By John Olive
Adapted from the novel by Jennifer L. Holm
Directed by Kathleen Collins
Seattle Children's Theatre
201 Thomas St. Seattle, WA 98109 / (206) 441-3322

Reviewed by Jerry Kraft

I believe that the best formula for good children's theatre is simply good theatre, made accessible to children. Seattle Children's Theatre has mounted a perfect example with John Olive's fine adaptation of "Our Only May Amelia", based on Jennifer L. Holm's award winning novel of 19th Century pioneer life in the Pacific Northwest. Solidly acted by a balanced, professional cast and gracefully directed by Kathleen Collins, this beautifully designed and dramatically honest work earns respect with the intelligent rendering of real human drama, never overly heroic, emotionally manipulative, nor theatrically contrived. The story of how a young woman of grit and courage comes of age may be familiar, but everything in this play makes it feel unique, original and convincing.

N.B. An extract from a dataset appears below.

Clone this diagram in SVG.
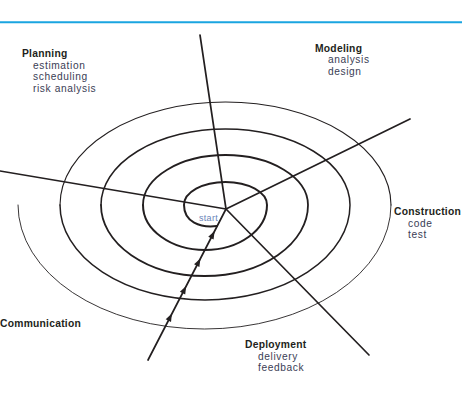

As May Amelia, Jennifer Lee Taylor has great vitality, and a naturalness that makes it easy to believe that all she knows is this hard-scrabble farm near the mouth of the Columbia, where rain and mud and salmon-slime constitute the natural elements of her world. She is the only girl in the family, in the town, and as she says, "probably in the whole Northwest". As a result, she holds her own against her brothers, easily overwhelms a cousin (Hans Altwies) who has been sent to stay with the family while his father recovers from an injury, and she seems a good match for any other males in the area, with the exception of a cold and harsh father who sees her as a "useless girl". Todd Jefferson Moore builds that role with considerable complexity, making it clear that this man who sees life as "the work that has to be done" learns a good deal over the course of the play about what work is worth doing.

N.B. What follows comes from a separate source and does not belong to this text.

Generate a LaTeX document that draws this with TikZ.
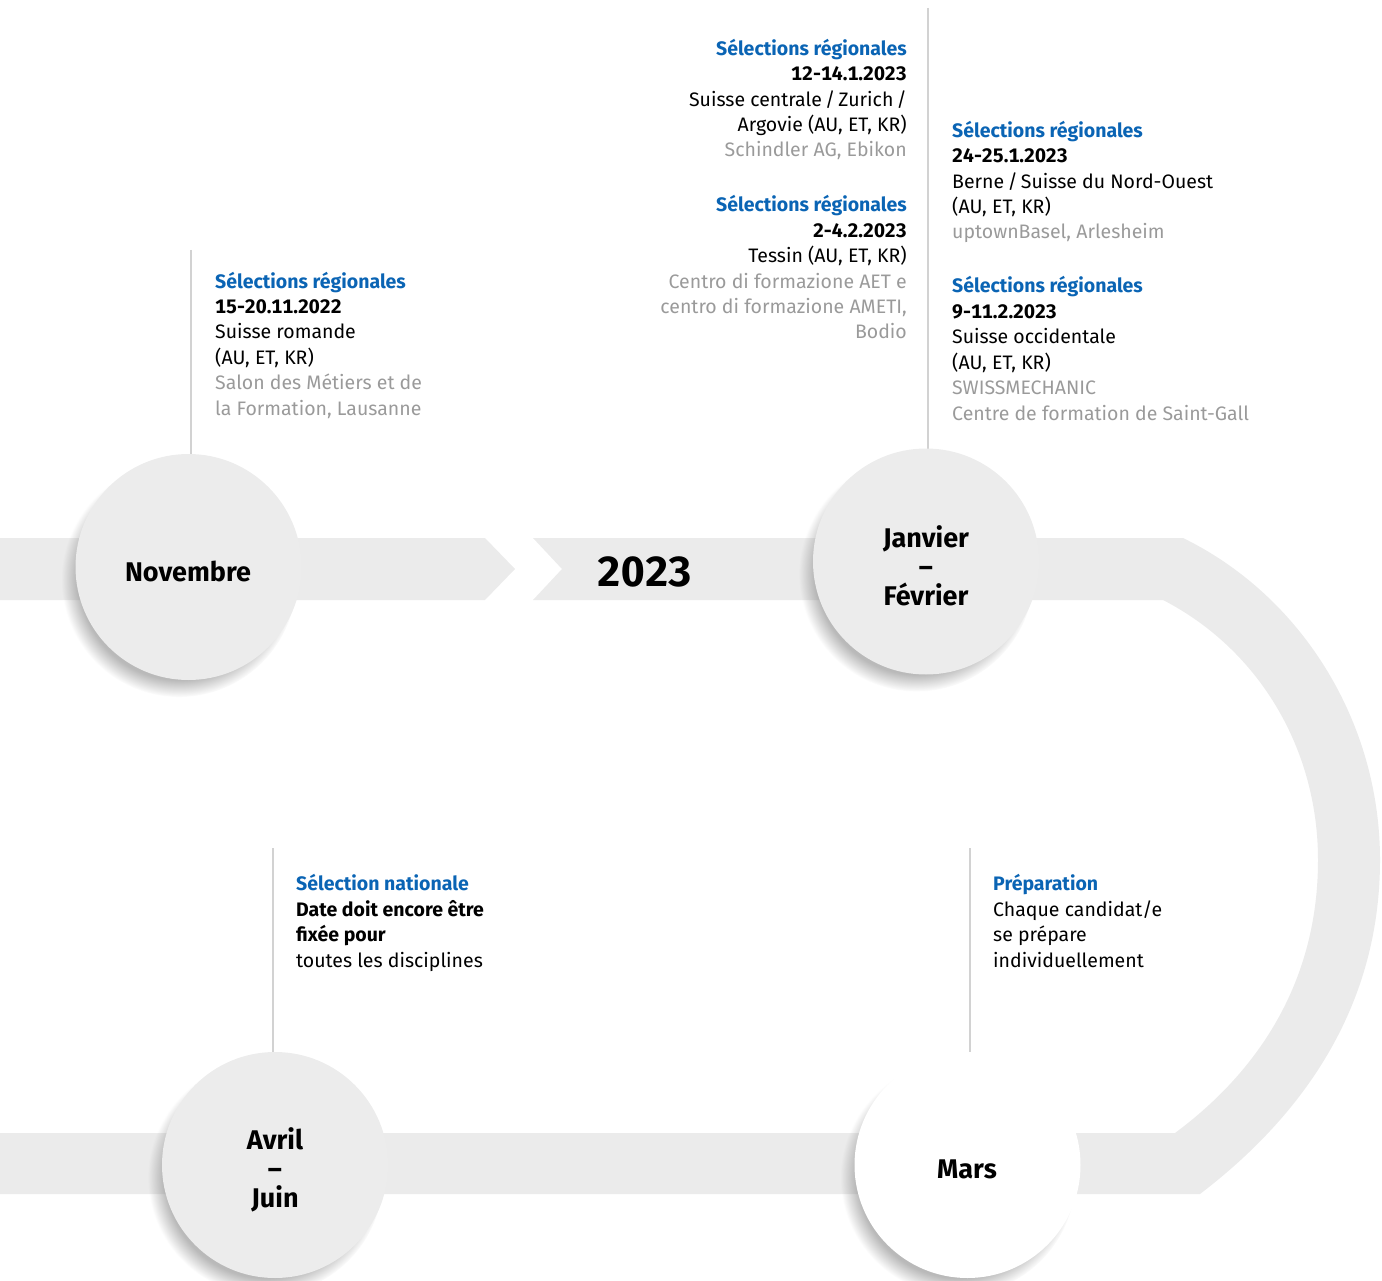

In an ensemble without a notably weak role, Alban Dennis was especially sympathetic as May Amelia's beloved brother, with his great dreams of being a doctor, and his immediate kindness and generosity. Katie Forgette holds all the promise of a greater world, something possible beyond the wilderness, with an elegant portrayal of Aunt Alice, a woman of means with a fine house in the "city" of Astoria. And allowing us the contrast which puts all of May Amelia's emerging values into focus is the selfish, mean-spirited and hurtful Grandmother Patience, played with absolute authority by Susan Corzatte. Christopher Guilmet is the brother whose great achievement is simply finding the courage to strike out on his own, and build his own life. Betsy Schwartz plays a young woman of breeding who helps introduce May Amelia to the alien world of dresses and properly held teacups.

The handsome and evocative stage design by Jennifer Luptoncaptures both the green mystery of rain-soaked, moss-lined Northwest forests and the warmth and simple comfort of a hard-earned home. The basic, but personalized cabin sits center-stage, surrounded by a shadowy lushness. At opposite poles on either side-stage are the great arms of a "sorcerer's tree", a refuge by the river where a girl can go to imagine and wonder, and the fine home of Aunt Alice, where dreams are the everyday furniture. John Olive has such a certain grasp on the way in which the commonplace gains poetic power that the play seems animated by symbols and metaphors, but never in an attention-seeking way. We know this story is particular to these people, but really about us. We know that the way they deal with life and death and fear and hope and the price of personal growth is our own path in everything but detail. That this children's theatre production never compromises with issues as difficult as an infant's death is validated because everything else in this dramatic world seems equally as authentic and substantive. This play respects human experience, and I can't think of anything children's theatre can do that more ennobles both the audience and the stage itself. "Our Only May Amelia" is terrific theatre. Period.